Strano riscoprire vecchi dischi, magari sotterrati da fiumi di polvere e magari ammaccati dal tempo. E' strano perchè a volte ci si dimentica di quanto di buono veramente c'è stato nella musica italiana, e non parlo certo dell'attualità, ma di un passato che ormai sembra preistoria. Non posso certo ricordare io, che appena venti anni fa nascevo, ma scoprendo quell'infinito mondo di soluzioni musicali che l'Italia ci ha regalato non posso rimanere indifferente. E rimango stupito come quelle proposte musicali sono rimaste nascoste e sconosciute a molti.
Questo disco è un esempio dell'ispirazione che alimentava gli anni 70. Siamo in pieno boom progressive rock e gruppi come Genesis, King Crimson all'estero e PFM in Italia, imperversano le scene. Ma oscurata dalle opere dei gruppi padri, nasceva questa operetta sicuramente buona dalla mente di 6 buoni musicisti: Sandro Cesarini (fiati), Paolo Damiani (basso), Rino Sangiorgio (batteria), Sandro Centofanti (tastiere), Luigi Calabrò (seconda chitarra) e udite udite Richard Benson (prima chitarra). Il disco venne registrato nel 1972 ma publicato solo nel 1990 con un nuovo artwork. Ed è peccato poichè non avrebbe sfigurato tra le opere dei gruppi maggiori del progressive di quegli anni.
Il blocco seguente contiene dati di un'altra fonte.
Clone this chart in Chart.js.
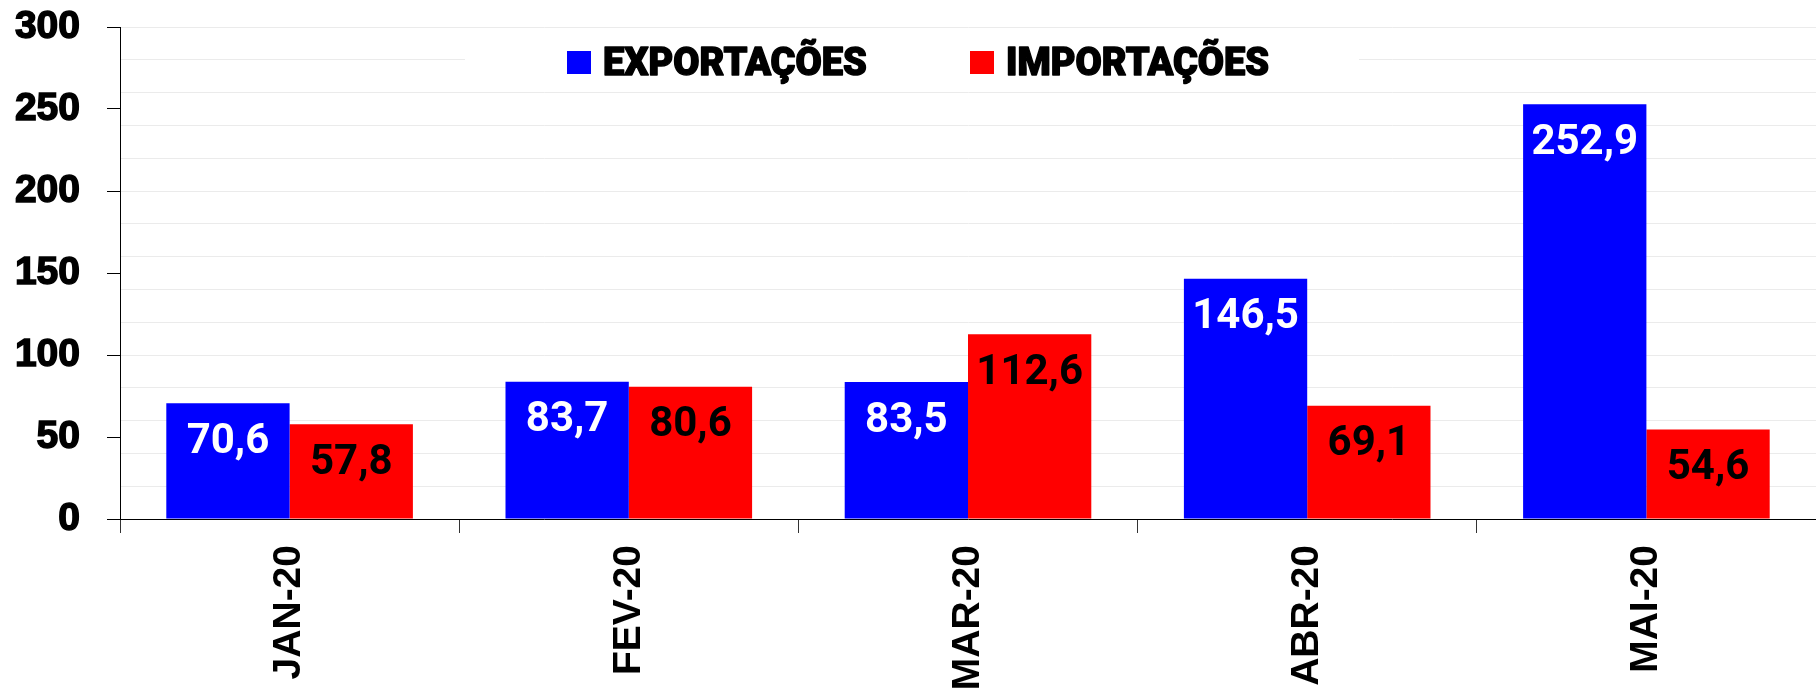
<!DOCTYPE html>
<html>
<head>
<meta charset="utf-8">
<script src="https://cdn.jsdelivr.net/npm/chart.js@4/dist/chart.umd.min.js"></script>
<style>
  html, body { margin: 0; padding: 0; background: #fff; }
  #wrap { width: 1816px; height: 693px; position: relative; }
</style>
</head>
<body>
<div id="wrap"><canvas id="chart"></canvas></div>
<script>
  // Data
  const months = ['JAN-20', 'FEV-20', 'MAR-20', 'ABR-20', 'MAI-20'];
  const exportacoes = [70.6, 83.7, 83.5, 146.5, 252.9];
  const importacoes = [57.8, 80.6, 112.6, 69.1, 54.6];
  const seriesNames = ['EXPORTAÇÕES', 'IMPORTAÇÕES'];

  const BLUE = '#0000ff';
  const RED = '#ff0000';

  function fmt(v) { return v.toFixed(1).replace('.', ','); }

  // value labels inside the top of each bar
  const barLabels = {
    id: 'barLabels',
    afterDatasetsDraw(chart) {
      const ctx = chart.ctx;
      ctx.save();
      ctx.font = '700 42px Roboto';
      ctx.textAlign = 'center';
      ctx.textBaseline = 'middle';
      chart.data.datasets.forEach((ds, i) => {
        const meta = chart.getDatasetMeta(i);
        ctx.fillStyle = i === 0 ? '#ffffff' : '#000000';
        meta.data.forEach((bar, j) => {
          ctx.fillText(fmt(ds.data[j]), bar.x, bar.y + 39);
        });
      });
      ctx.restore();
    }
  };

  // legend box drawn over the gridlines, left of centre like the original
  const topLegend = {
    id: 'topLegend',
    beforeDatasetsDraw(chart) {
      const ctx = chart.ctx;
      const y = chart.scales.y;
      const top = y.getPixelForValue(300) + 2;
      const bottom = y.getPixelForValue(260) - 2;
      ctx.save();
      ctx.fillStyle = '#ffffff';
      ctx.fillRect(465, top, 1359 - 465, bottom - top);
      ctx.font = '900 38px Roboto';
      ctx.textBaseline = 'alphabetic';
      ctx.textAlign = 'left';
      ctx.lineWidth = 1.4;
      ctx.strokeStyle = '#000';
      ctx.lineJoin = 'round';
      let x = 567;
      chart.data.datasets.forEach((ds, i) => {
        ctx.fillStyle = ds.backgroundColor;
        ctx.fillRect(x, 51, 24, 23);
        ctx.fillStyle = '#000';
        ctx.fillText(ds.label, x + 36, 75);
        ctx.strokeText(ds.label, x + 36, 75);
        x = 970;
      });
      ctx.restore();
    }
  };

  new Chart(document.getElementById('chart'), {
    type: 'bar',
    data: {
      labels: months,
      datasets: [
        { label: seriesNames[0], data: exportacoes, backgroundColor: BLUE },
        { label: seriesNames[1], data: importacoes, backgroundColor: RED }
      ]
    },
    options: {
      responsive: true,
      maintainAspectRatio: false,
      animation: false,
      layout: { padding: { top: 27, right: 0, left: 0, bottom: 0 } },
      datasets: { bar: { barPercentage: 1.0, categoryPercentage: 0.727 } },
      plugins: {
        legend: { display: false },
        tooltip: { enabled: false }
      },
      scales: {
        x: {
          afterFit(scale) { scale.height = 174; scale.paddingLeft = 0; scale.paddingRight = 0; },
          border: { color: '#000', width: 1 },
          grid: { offset: true, drawOnChartArea: false, tickLength: 14, tickColor: '#333' },
          ticks: {
            maxRotation: 90, minRotation: 90, padding: 12,
            color: '#000',
            font: { family: 'Liberation Sans', weight: 'bold', size: 39 }
          }
        },
        y: {
          min: 0, max: 300,
          afterFit(scale) { scale.width = 120; scale.paddingTop = 0; scale.paddingBottom = 0; },
          border: { color: '#000', width: 1 },
          grid: {
            tickLength: 13,
            color: (c) => (c.tick && c.tick.value % 20 === 0) ? '#ebebeb' : 'rgba(0,0,0,0)',
            tickColor: (c) => (c.tick && c.tick.value % 50 === 0) ? '#000' : 'rgba(0,0,0,0)'
          },
          ticks: {
            stepSize: 10, autoSkip: false, padding: 27,
            color: '#000',
            textStrokeColor: '#000', textStrokeWidth: 1.5,
            font: { family: 'Liberation Sans', weight: 'bold', size: 39 },
            callback: (v) => v % 50 === 0 ? v : ''
          }
        }
      }
    },
    plugins: [topLegend, barLabels]
  });
</script>
</body>
</html>
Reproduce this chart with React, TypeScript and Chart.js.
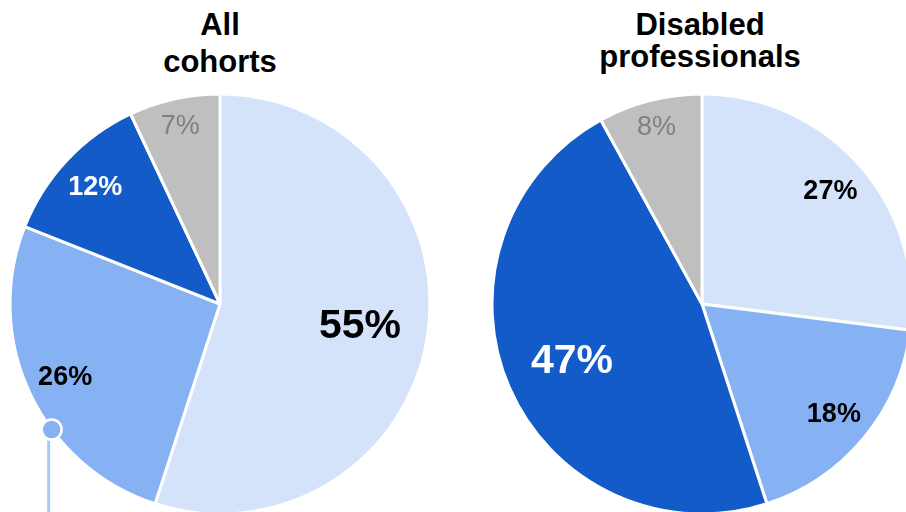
import React, { useEffect, useRef } from "react";
import { Chart, registerables } from "chart.js";

Chart.register(...registerables);

const CATEGORIES = ["Light", "Medium", "Dark", "Other"];
const ALL_COHORTS = [55, 26, 12, 7];
const DISABLED_PROS = [27, 18, 47, 8];
const TITLES = [["All", "cohorts"], ["Disabled", "professionals"]];

const COLORS = ["#d5e3fa", "#86b1f3", "#135bc8", "#bfbfbf"];
const LABEL_COLORS = ["#000000", "#000000", "#ffffff", "#808080"];
const FONT = "'Liberation Sans', Arial, Helvetica, sans-serif";

const labelPlugin = {
  id: "sliceLabels",
  afterDatasetsDraw(chart: any) {
    const ctx = chart.ctx;
    const meta = chart.getDatasetMeta(0);
    const data = chart.data.datasets[0].data as number[];
    ctx.save();
    ctx.textAlign = "center";
    ctx.textBaseline = "middle";
    meta.data.forEach((arc: any, i: number) => {
      const { x, y, startAngle, endAngle, outerRadius } = arc.getProps(
        ["x", "y", "startAngle", "endAngle", "outerRadius"],
        true
      );
      const v = data[i];
      const big = v >= 40;
      const isOther = i === 3;
      const f = big ? 0.675 : isOther ? 0.87 : 0.815;
      const mid = (startAngle + endAngle) / 2;
      const px = x + Math.cos(mid) * outerRadius * f;
      const py = y + Math.sin(mid) * outerRadius * f;
      const size = big ? 41 : 27;
      const weight = isOther ? "normal" : "bold";
      ctx.font = `${weight} ${size}px ${FONT}`;
      ctx.fillStyle = LABEL_COLORS[i];
      ctx.fillText(`${v}%`, px, py + 1);
    });
    ctx.restore();
  },
};

const markerPlugin = {
  id: "marker",
  afterDatasetsDraw(chart: any, _args: any, opts: any) {
    if (!opts || !opts.show) return;
    const ctx = chart.ctx;
    const arc = chart.getDatasetMeta(0).data[opts.index];
    const { x, y, startAngle, endAngle, outerRadius } = arc.getProps(
      ["x", "y", "startAngle", "endAngle", "outerRadius"],
      true
    );
    const a = startAngle + (endAngle - startAngle) * opts.fraction;
    const mx = x + Math.cos(a) * outerRadius;
    const my = y + Math.sin(a) * outerRadius;
    ctx.save();
    ctx.strokeStyle = "#a9c8f6";
    ctx.lineWidth = 3;
    ctx.beginPath();
    ctx.moveTo(mx - 3, my + 11);
    ctx.lineTo(mx - 3, chart.height + 10);
    ctx.stroke();
    ctx.beginPath();
    ctx.arc(mx, my, 10, 0, Math.PI * 2);
    ctx.fillStyle = COLORS[1];
    ctx.fill();
    ctx.lineWidth = 2.5;
    ctx.strokeStyle = "#ffffff";
    ctx.stroke();
    ctx.restore();
  },
};

function Pie({ values, left, marker }: { values: number[]; left: number; marker: boolean }) {
  const ref = useRef<HTMLCanvasElement>(null);
  useEffect(() => {
    if (!ref.current) return;
    const chart = new Chart(ref.current, {
      type: "pie",
      data: {
        labels: CATEGORIES,
        datasets: [
          {
            data: values,
            backgroundColor: COLORS,
            borderColor: "#ffffff",
            borderWidth: 3,
          },
        ],
      },
      options: {
        responsive: false,
        animation: false,
        radius: 210,
        layout: { padding: 0 },
        plugins: {
          legend: { display: false },
          tooltip: { enabled: false },
          marker: { show: marker, index: 1, fraction: 0.377 },
        } as any,
      },
      plugins: [labelPlugin, markerPlugin],
    });
    return () => chart.destroy();
  }, [values, marker]);
  return (
    <canvas
      ref={ref}
      width={420}
      height={420}
      style={{ position: "absolute", left, top: 94, width: 420, height: 420 }}
    />
  );
}

export default function App() {
  const titleStyle: React.CSSProperties = {
    position: "absolute",
    width: 440,
    textAlign: "center",
    fontFamily: FONT,
    fontWeight: "bold",
    fontSize: 31,
    color: "#000",
  };
  return (
    <div
      style={{
        position: "fixed",
        left: 0,
        top: 0,
        width: 906,
        height: 512,
        overflow: "hidden",
        background: "#ffffff",
      }}
    >
      <Pie values={ALL_COHORTS} left={10} marker={true} />
      <Pie values={DISABLED_PROS} left={492} marker={false} />
      <div style={{ ...titleStyle, left: 0, top: 6, lineHeight: "37px" }}>
        {TITLES[0][0]}
        <br />
        {TITLES[0][1]}
      </div>
      <div style={{ ...titleStyle, left: 480, top: 9, lineHeight: "32px" }}>
        {TITLES[1][0]}
        <br />
        {TITLES[1][1]}
      </div>
    </div>
  );
}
La versione che recensisco è la ristampa del 1999 con 2 bonus track: "Rosa" e "Il guardiano della valle". La prima è una dolce ballad che comunque ricama gli stilemi progressive di quegli anni: piacevole intro con pianoforte e il solo finale. E' riconoscibilissima la chitarra di Benson che a quanto pare negli anni è rimasta intatta nello stile. La seconda invece è un ottimo brano acustico: allegro, dalla cadenza quasi divertente. Ma il vero disco si apre con la suite (obbligatoria per un gruppo progressive) "Venite giù al fiume". Riprende originalmente iol tema di Peer Gynt, di Grieg, ma presto cade dolcemente nella sezione strumentale. Affascinante basta a descrivere le atmosfere create dalla voce sostenuta dall'acustica di Benson, ma è impossibile anche non restare colpiti dall'ottimo lavoro ai fiati e alle tastiere. Si riparte quindi con l'incedere quasi country di "Evviva la contea di Lane". Le atmosfere della PFM sono vive, ma è pregevole il lavoro in questo brano: aperture imprevedibili e continui cambi di atmosfere rendono il brano inimitabile. Continua il lavoro con la seconda suite: "all'uomo che raccoglie cartopni" è rara nella sua complessità e bellezza. 7 minuti di pura complessità precedono la voce sofferta per poi ricadere nell'affannosità e nella rincorsa agli strumenti che mai si è rivelata così azzeccata.
Egregio lavoro. Riscoperto tardi e all'epoca sottavalutato, va ad aggiungersi all'eccellenza del progressive di quegli anni. Non gode dell'ottima produzione dei gruppi più blasonati, ma vive di una propria personalità e, forse per quella sua tardiva scoperta, vive di una giovinezza e di una freschezza che non immaginavo.